How the Fair Work Commission's Decision on Penalty Rates Will Affect You

This afternoon the Fair Work Commission made a decision to cut penalty rates for workers in the retail, hospitality and fast food sectors. The controversial decision will see significant reductions in Sunday and public holiday rates across the industries, leaving many students and self-supporting young people devastated.
For those working in hospitality, full time and part time workers will see Sunday rates reduced from 175% to 150% of base rate. In retail, full time and part time workers’ Sunday rates are to drop from 200% to 150%, while casuals’ penalty rates will drop from 200% to 175%. Meanwhile, full time and part time workers will see public holiday rates drop from 225% to 200%. In the fast food sectors, full time and part time staff rates will see a drop from 150% of base rate to 125%.
The decision is poised to have a dramatic effect on the lives of students. Student Representative Council President Isabella Brook says that the SRC’s main concern is regarding students’ ability to support themselves throughout their degrees.
“A lot of students are working on weekends so that they can balance work and Uni, so this decision will have a drastic effect on their ability to earn money while receiving an education,” she said.
University of Sydney student Cameron Gooley has been relying on his penalty rates to help support himself, and considers the decision to be an unnecessary attack on young, self-reliant workers.
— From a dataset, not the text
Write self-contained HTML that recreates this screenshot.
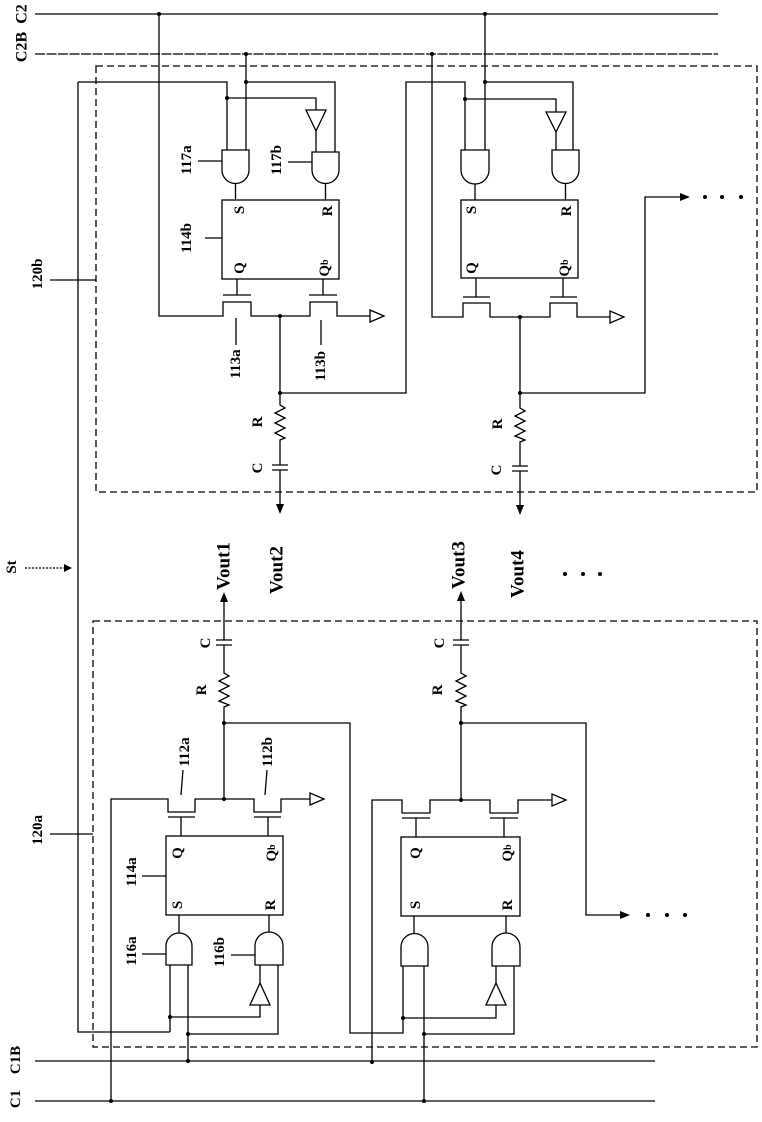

“Sunday penalty rates are the difference between being able to pay for rent and being $50-$100 short, which a lot of people don't understand when they aren't actually supporting themselves.”
“There's a difference between a small business not making a fantastic profit and a worker who can't afford food, opal and rent as it is. One is about survival, the other is just about additional disposable income.”
Combatting the costs and consequences of the Fair Work Commission’s decision will be a difficult ordeal for young students, but SRC President Isabella Brook is reminding students that they do have support networks available to them.
“Firstly, join your workplace union to protect your rights at work. On top of that, if you’re having any issues regarding your work and study balance, come and talk to an SRC caseworker who can provide you with some support and advice on any of the attacks and issues you might be facing.”